Mileage devaluation: When an airline increases mileage “pricing”

When the first frequent flyer program was created, airline managements simply had no idea how popular they would become.  No one saw a tie-in with credit cards, shopping, etc.  And while those enhancements have dramatically raised the profile of frequent flyer programs, The downside, however, is that there are far more miles out there than there are seats to fly them, meaning that airlines have only two choices: Give out fewer miles or raise prices.

When you receive miles from someone other than the airline (for example, when you get them from shopping), the merchant who gave you the miles actually bought them from the airline to give to you, so the mileage programs are great revenue generators.  Guess what the airlines think of the idea of giving out fewer miles?

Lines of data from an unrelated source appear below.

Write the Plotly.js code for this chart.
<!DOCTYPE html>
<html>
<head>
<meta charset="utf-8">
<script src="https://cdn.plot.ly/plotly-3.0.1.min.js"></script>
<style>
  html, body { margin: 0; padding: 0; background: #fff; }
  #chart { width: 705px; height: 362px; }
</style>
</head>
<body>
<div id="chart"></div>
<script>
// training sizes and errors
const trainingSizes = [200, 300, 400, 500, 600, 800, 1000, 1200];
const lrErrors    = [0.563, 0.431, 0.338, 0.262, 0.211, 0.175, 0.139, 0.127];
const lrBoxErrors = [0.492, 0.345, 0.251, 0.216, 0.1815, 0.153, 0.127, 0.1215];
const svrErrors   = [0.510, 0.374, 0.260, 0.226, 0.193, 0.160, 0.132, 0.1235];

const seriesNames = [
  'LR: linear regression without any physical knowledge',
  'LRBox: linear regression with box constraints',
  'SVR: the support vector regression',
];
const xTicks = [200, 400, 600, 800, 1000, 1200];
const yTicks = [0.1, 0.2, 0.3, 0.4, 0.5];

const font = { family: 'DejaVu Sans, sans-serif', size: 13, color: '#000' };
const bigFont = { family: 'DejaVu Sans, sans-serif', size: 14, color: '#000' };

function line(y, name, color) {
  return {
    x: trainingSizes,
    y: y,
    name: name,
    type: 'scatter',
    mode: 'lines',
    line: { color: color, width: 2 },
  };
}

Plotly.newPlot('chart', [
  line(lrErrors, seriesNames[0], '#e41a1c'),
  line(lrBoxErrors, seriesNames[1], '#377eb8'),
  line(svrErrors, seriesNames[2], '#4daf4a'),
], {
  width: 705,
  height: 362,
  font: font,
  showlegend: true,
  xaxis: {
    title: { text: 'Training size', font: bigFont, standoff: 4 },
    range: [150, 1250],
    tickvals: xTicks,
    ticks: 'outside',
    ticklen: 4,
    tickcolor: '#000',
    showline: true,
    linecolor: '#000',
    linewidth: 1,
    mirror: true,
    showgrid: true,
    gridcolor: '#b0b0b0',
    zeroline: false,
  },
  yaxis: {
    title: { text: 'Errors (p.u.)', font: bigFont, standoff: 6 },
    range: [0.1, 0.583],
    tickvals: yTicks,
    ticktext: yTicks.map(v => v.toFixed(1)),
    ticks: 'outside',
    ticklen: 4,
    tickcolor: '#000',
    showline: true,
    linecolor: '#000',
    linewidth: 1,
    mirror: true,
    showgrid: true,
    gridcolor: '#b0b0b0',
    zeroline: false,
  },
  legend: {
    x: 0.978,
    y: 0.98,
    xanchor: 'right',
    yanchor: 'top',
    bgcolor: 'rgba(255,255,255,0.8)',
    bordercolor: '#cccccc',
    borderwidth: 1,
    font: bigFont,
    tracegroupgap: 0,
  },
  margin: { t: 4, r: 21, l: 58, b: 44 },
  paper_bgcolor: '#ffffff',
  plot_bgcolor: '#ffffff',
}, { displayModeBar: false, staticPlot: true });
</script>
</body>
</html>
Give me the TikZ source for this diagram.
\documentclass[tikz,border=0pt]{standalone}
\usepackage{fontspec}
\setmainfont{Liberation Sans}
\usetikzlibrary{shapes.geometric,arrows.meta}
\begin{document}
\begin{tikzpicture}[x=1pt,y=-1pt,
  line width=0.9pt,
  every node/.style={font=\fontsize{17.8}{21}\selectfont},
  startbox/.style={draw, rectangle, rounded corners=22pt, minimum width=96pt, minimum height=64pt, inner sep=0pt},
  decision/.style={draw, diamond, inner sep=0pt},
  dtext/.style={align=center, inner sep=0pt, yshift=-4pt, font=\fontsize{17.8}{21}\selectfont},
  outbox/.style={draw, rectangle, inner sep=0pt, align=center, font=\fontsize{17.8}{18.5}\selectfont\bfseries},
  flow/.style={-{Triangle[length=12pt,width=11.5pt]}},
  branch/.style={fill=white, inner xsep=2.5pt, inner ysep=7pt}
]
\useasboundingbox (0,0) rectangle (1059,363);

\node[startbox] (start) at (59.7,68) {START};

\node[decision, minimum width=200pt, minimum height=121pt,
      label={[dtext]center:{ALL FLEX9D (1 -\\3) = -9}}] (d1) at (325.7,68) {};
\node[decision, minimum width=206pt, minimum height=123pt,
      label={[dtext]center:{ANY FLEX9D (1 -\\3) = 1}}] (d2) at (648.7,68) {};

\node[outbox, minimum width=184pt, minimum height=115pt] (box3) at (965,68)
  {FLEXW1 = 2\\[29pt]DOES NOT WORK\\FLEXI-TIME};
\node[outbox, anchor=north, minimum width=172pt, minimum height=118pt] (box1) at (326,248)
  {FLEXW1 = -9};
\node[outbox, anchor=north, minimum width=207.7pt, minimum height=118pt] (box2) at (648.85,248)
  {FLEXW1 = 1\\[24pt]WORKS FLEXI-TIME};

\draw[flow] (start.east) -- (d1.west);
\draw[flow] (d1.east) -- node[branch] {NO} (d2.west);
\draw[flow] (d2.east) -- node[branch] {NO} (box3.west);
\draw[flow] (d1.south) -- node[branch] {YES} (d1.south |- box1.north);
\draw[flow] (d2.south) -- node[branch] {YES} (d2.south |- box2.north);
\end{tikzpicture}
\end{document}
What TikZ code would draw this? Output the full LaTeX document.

So the other choice to handle “miles inflation” is to raise prices.  All of a sudden, that ticket that used to cost 40,000 miles costs 45,000 or even 50,000.  That’s up to a 25% price increase and takes care of a lot of the excess miles in the system.

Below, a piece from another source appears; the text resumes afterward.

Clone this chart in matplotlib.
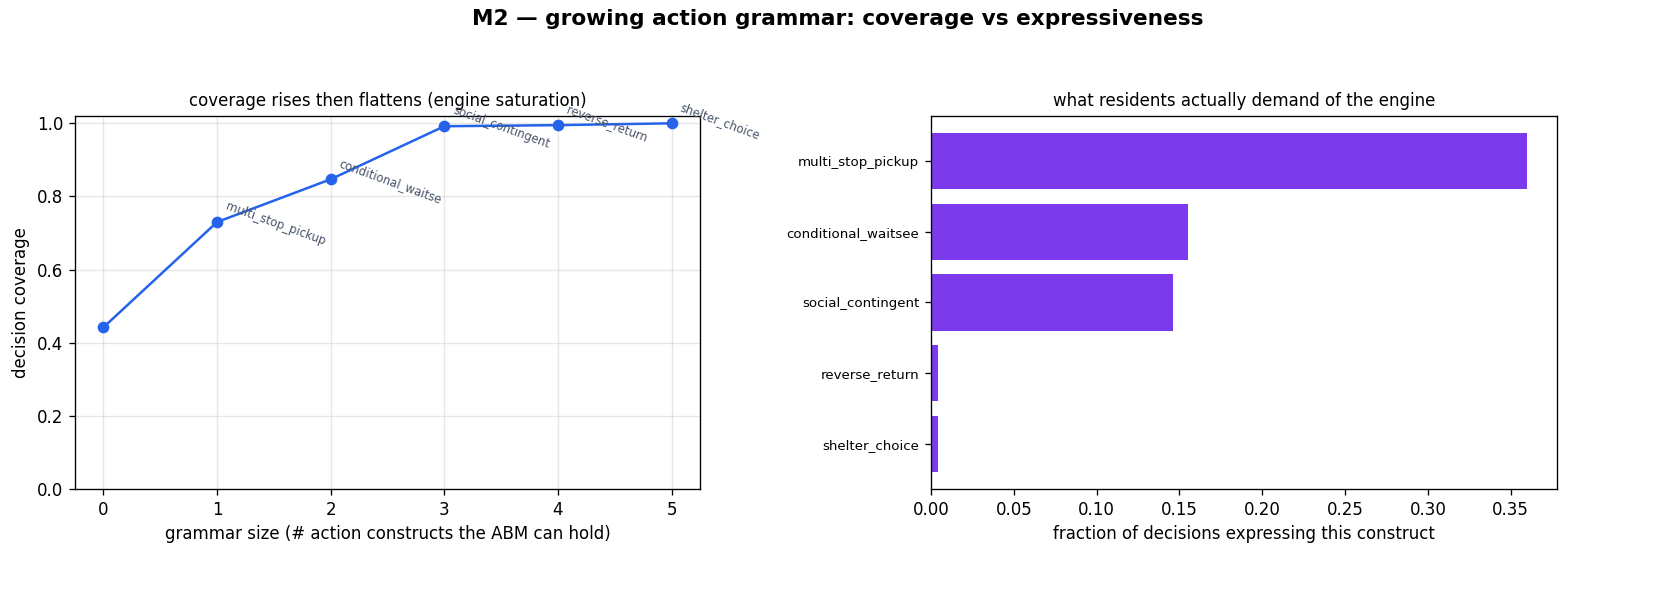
import numpy as np
import matplotlib
matplotlib.use("Agg")
import matplotlib.pyplot as plt

# grammar growth: coverage after adding each construct
grammar_size = [0, 1, 2, 3, 4, 5]
coverage = [0.442, 0.730, 0.847, 0.992, 0.995, 1.0]
added = ["", "multi_stop_pickup", "conditional_waitse", "social_contingent",
         "reverse_return", "shelter_choice"]

# demand per construct
constructs = ["multi_stop_pickup", "conditional_waitsee", "social_contingent",
              "reverse_return", "shelter_choice"]
demand = [0.360, 0.155, 0.146, 0.004, 0.004]

fig = plt.figure(figsize=(1676 / 120, 592 / 120), dpi=120)
ax1 = fig.add_axes([75 / 1676, 1 - 489 / 592, 625 / 1676, 373 / 592])
ax2 = fig.add_axes([931 / 1676, 1 - 489 / 592, 626 / 1676, 373 / 592])

fig.suptitle("M2 — growing action grammar: coverage vs expressiveness",
             fontsize=13, fontweight="bold", y=0.985)

ax1.plot(grammar_size, coverage, "-o", color="#2563eb", lw=1.5, ms=6)
for x, y, name in zip(grammar_size, coverage, added):
    if name:
        ax1.annotate(name, (x, y), textcoords="offset points", xytext=(4, 6),
                     fontsize=7, color="#475569", rotation=-20,
                     ha="left", va="bottom", rotation_mode="anchor")
ax1.set_ylim(0, 1.02)
ax1.set_xlim(-0.25, 5.25)
ax1.grid(alpha=0.3)
ax1.set_xlabel("grammar size (# action constructs the ABM can hold)")
ax1.set_ylabel("decision coverage")
ax1.set_title("coverage rises then flattens (engine saturation)", fontsize=10)

ypos = np.arange(len(constructs))
ax2.barh(ypos, demand, color="#7c3aed")
ax2.set_yticks(ypos)
ax2.set_yticklabels(constructs, fontsize=8)
ax2.invert_yaxis()
ax2.set_xlim(0, 0.378)
ax2.set_xlabel("fraction of decisions expressing this construct")
ax2.set_title("what residents actually demand of the engine", fontsize=10)

fig.savefig("out.png", dpi=120)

I bring this topic up because United just made a rather nasty adjustment to its mileage charts, effective on February 1, 2014.  If you are flying on United’s own planes, increases are 10-15%, although not all categories were raised.  But it’s on the partner airlines where things get ugly.  Feel like using your United miles on one of its partners?  Good luck with that.  Price increases were up to 70% or more.

In the real world, inflation tends to come pretty steadily at 2-3% per year.  In the airline world, it only tends to be every few years, but with much sharper increases.

My advice is to spend you miles when you can, since they don’t earn interest and rarely become more valuable over time.  It’s always good to have some on hand in case an emergency arises, but hoarding millions of miles will just get you hurt in the long run.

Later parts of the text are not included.